=== Short problem ===
Each line from the top of the listing through the one holding "const Zn_ticks = [0,2,4,6];" should be restated word for word, with nothing added and no pictures.

--

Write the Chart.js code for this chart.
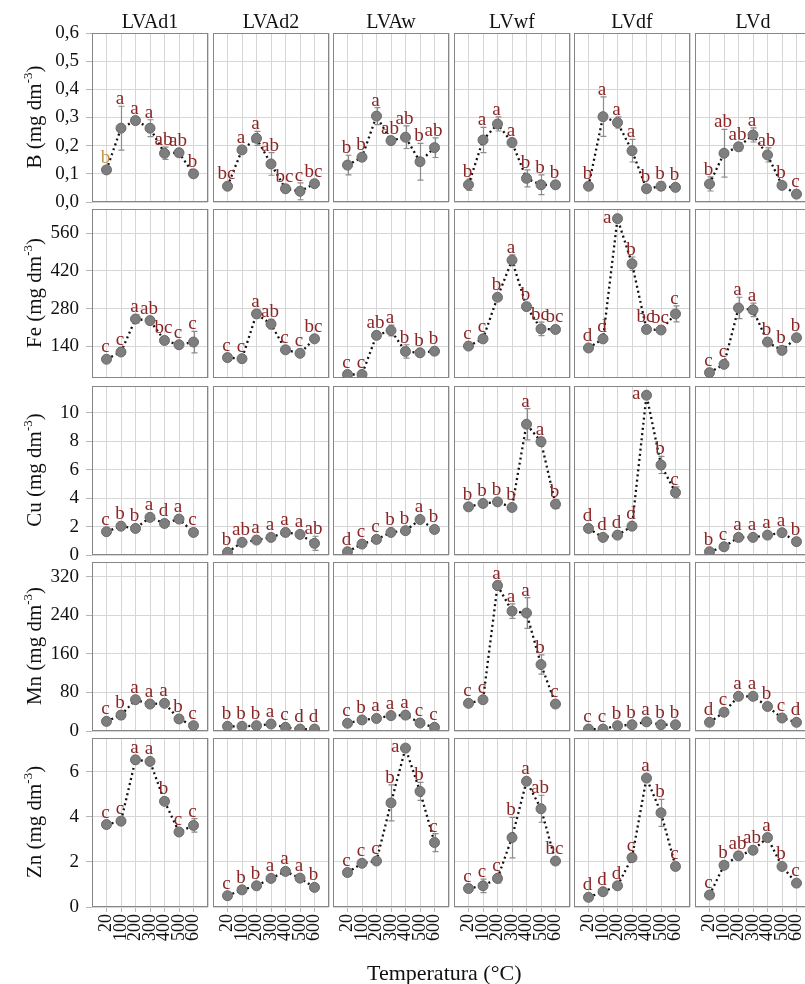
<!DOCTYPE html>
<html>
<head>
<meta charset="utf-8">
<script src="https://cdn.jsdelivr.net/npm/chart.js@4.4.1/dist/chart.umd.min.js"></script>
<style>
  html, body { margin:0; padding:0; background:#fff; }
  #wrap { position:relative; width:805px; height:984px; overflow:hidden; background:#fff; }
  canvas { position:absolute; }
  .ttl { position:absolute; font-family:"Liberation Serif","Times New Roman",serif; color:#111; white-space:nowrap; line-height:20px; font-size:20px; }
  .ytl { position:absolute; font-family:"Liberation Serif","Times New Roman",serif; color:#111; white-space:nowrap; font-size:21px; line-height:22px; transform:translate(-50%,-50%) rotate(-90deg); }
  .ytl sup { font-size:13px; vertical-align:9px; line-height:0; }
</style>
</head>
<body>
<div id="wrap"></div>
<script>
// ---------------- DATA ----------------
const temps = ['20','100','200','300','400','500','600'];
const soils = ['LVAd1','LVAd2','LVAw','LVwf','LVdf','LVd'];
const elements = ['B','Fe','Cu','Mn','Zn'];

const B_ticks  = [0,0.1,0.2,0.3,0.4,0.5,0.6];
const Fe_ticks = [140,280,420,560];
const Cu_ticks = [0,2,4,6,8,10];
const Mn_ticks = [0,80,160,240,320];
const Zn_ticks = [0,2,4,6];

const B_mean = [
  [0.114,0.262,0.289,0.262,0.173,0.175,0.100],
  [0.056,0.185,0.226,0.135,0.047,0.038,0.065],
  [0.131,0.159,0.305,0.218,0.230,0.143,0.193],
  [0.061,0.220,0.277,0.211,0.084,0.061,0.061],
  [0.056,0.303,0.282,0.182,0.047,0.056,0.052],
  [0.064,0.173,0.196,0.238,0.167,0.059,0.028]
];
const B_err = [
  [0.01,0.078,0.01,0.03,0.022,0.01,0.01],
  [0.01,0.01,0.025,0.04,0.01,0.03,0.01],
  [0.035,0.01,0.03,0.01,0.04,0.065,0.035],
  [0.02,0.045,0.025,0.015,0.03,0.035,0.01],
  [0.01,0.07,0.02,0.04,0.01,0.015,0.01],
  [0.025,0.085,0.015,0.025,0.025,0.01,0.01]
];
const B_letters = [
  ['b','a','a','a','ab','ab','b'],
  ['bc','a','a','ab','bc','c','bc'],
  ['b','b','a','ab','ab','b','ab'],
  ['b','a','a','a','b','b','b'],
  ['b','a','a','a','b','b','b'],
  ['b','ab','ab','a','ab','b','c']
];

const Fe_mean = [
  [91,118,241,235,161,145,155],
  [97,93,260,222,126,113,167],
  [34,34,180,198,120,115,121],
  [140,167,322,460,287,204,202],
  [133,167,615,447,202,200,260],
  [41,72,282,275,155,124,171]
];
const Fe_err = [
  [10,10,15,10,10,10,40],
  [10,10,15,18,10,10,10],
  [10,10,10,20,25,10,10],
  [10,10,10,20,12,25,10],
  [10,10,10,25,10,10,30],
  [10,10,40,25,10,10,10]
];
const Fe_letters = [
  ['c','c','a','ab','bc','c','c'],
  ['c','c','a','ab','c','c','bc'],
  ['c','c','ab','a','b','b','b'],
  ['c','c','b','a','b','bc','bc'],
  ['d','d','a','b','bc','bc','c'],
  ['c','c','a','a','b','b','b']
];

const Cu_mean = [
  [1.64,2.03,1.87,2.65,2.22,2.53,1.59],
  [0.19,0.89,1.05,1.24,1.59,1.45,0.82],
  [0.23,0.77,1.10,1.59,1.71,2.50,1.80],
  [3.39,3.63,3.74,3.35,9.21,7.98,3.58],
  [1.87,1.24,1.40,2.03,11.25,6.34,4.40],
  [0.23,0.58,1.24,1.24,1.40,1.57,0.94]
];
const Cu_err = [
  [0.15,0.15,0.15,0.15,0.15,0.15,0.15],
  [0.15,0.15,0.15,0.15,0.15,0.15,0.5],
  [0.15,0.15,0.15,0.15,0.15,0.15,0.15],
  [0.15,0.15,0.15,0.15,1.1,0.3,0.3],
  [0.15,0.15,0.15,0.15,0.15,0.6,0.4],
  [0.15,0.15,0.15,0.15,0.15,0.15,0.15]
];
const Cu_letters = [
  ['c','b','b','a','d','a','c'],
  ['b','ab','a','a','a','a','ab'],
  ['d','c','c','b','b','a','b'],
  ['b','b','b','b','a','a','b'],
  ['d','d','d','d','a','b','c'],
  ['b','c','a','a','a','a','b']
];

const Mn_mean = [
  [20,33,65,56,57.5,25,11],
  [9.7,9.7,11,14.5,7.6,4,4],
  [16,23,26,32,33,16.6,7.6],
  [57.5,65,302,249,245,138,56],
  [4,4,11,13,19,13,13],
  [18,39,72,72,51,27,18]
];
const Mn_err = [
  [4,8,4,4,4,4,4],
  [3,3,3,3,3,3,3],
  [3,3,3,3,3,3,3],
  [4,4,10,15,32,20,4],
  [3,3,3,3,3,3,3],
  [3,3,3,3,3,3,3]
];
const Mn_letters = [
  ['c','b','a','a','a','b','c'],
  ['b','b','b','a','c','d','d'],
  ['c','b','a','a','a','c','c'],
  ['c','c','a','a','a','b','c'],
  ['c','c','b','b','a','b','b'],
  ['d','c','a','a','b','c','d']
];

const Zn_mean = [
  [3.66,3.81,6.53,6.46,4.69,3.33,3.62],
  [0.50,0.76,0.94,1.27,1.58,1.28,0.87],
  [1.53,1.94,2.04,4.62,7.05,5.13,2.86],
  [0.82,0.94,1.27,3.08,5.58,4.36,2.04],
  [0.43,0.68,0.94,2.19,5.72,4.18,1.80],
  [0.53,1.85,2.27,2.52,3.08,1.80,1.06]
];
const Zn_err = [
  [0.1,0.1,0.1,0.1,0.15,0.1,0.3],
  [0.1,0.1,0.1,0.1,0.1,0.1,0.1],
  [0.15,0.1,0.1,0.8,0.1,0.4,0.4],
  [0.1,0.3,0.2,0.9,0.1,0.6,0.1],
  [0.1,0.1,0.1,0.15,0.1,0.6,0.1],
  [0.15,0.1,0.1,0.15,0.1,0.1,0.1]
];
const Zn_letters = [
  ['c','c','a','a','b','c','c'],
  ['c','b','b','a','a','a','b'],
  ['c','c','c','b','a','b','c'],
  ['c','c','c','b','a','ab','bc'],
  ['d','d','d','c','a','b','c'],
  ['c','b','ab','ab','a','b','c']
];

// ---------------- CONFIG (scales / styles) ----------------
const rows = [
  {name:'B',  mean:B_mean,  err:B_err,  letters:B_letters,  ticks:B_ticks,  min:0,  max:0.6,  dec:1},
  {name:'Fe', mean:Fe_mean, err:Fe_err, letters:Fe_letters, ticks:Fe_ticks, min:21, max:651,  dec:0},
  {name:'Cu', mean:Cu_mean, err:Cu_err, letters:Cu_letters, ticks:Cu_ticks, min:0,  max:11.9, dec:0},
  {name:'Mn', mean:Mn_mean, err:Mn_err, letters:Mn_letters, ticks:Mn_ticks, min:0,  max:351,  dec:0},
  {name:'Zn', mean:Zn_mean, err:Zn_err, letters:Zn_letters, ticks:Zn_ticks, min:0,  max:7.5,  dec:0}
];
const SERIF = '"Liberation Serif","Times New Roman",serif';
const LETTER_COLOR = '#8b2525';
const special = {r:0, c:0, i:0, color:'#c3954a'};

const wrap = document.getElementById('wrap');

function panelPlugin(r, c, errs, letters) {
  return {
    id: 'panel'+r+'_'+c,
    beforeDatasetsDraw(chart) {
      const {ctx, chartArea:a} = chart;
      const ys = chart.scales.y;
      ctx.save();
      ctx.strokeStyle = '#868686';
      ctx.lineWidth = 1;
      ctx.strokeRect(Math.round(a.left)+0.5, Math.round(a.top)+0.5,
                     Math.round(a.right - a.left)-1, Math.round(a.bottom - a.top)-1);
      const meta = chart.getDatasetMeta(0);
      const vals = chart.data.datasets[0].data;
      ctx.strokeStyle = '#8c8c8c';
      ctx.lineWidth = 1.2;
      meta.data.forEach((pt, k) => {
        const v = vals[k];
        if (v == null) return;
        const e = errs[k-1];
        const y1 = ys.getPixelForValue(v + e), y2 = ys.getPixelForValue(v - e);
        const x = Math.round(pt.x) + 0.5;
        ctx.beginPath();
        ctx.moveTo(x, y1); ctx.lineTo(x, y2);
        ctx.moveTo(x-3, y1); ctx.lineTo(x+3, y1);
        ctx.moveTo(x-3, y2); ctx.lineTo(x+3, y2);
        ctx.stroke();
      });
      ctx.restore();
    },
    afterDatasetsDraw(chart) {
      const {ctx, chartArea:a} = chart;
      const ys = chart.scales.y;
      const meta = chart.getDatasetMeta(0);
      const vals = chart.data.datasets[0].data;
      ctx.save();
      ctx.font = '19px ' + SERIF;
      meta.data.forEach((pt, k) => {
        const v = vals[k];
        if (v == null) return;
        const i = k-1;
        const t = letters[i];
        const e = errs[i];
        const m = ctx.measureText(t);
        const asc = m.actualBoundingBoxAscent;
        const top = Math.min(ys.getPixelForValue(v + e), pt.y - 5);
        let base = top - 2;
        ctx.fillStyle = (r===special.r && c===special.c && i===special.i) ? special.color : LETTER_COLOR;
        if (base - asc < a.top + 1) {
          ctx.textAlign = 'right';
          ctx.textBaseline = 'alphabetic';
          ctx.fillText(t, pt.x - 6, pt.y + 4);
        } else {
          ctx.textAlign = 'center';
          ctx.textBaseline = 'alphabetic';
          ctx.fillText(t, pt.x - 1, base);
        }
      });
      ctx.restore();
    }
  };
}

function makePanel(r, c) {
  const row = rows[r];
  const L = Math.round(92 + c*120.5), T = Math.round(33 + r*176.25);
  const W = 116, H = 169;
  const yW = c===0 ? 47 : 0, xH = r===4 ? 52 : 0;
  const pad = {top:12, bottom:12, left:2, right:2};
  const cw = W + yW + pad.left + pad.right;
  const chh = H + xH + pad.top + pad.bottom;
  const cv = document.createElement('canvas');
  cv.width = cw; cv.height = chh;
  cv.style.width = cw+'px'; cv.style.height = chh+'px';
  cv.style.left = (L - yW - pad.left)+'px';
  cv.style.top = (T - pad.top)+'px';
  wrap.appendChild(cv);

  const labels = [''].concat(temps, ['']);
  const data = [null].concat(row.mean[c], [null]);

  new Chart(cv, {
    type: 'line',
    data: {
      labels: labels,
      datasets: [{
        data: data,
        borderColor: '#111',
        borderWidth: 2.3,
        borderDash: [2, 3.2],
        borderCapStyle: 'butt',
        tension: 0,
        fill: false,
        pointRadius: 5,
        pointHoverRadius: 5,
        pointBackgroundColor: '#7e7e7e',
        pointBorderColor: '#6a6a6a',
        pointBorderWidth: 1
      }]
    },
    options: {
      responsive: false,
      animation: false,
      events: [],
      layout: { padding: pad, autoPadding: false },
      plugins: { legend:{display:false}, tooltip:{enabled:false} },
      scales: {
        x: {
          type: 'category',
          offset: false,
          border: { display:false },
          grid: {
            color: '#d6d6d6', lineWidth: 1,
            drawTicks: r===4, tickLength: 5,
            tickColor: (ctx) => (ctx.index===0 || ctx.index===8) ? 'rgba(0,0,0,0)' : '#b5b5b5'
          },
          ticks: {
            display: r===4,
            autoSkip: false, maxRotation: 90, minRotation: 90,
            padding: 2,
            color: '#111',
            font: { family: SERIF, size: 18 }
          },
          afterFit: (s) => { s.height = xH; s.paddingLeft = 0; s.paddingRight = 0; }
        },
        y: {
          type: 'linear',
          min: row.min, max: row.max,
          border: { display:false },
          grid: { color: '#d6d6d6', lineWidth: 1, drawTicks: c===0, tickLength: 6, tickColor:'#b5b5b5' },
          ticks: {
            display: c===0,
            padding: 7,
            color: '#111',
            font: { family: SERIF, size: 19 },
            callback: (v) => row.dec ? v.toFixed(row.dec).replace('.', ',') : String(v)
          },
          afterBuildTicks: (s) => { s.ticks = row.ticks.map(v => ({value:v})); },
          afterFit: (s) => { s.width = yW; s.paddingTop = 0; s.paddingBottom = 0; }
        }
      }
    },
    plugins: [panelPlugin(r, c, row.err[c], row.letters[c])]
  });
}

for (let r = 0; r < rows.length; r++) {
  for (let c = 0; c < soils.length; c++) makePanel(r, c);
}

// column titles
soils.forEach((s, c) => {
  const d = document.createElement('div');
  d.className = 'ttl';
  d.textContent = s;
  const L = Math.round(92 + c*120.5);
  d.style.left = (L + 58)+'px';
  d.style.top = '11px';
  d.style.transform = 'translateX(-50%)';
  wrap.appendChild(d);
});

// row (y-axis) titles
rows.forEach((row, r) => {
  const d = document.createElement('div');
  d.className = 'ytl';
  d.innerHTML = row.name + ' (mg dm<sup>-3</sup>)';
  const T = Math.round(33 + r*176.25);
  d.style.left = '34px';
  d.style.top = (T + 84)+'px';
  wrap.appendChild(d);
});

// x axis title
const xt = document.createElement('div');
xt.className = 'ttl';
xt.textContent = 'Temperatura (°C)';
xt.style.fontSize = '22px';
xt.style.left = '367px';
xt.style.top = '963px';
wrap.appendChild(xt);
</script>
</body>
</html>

--

=== Written response ===
Write the Chart.js code for this chart.
<!DOCTYPE html>
<html>
<head>
<meta charset="utf-8">
<script src="https://cdn.jsdelivr.net/npm/chart.js@4.4.1/dist/chart.umd.min.js"></script>
<style>
  html, body { margin:0; padding:0; background:#fff; }
  #wrap { position:relative; width:805px; height:984px; overflow:hidden; background:#fff; }
  canvas { position:absolute; }
  .ttl { position:absolute; font-family:"Liberation Serif","Times New Roman",serif; color:#111; white-space:nowrap; line-height:20px; font-size:20px; }
  .ytl { position:absolute; font-family:"Liberation Serif","Times New Roman",serif; color:#111; white-space:nowrap; font-size:21px; line-height:22px; transform:translate(-50%,-50%) rotate(-90deg); }
  .ytl sup { font-size:13px; vertical-align:9px; line-height:0; }
</style>
</head>
<body>
<div id="wrap"></div>
<script>
// ---------------- DATA ----------------
const temps = ['20','100','200','300','400','500','600'];
const soils = ['LVAd1','LVAd2','LVAw','LVwf','LVdf','LVd'];
const elements = ['B','Fe','Cu','Mn','Zn'];

const B_ticks  = [0,0.1,0.2,0.3,0.4,0.5,0.6];
const Fe_ticks = [140,280,420,560];
const Cu_ticks = [0,2,4,6,8,10];
const Mn_ticks = [0,80,160,240,320];
const Zn_ticks = [0,2,4,6];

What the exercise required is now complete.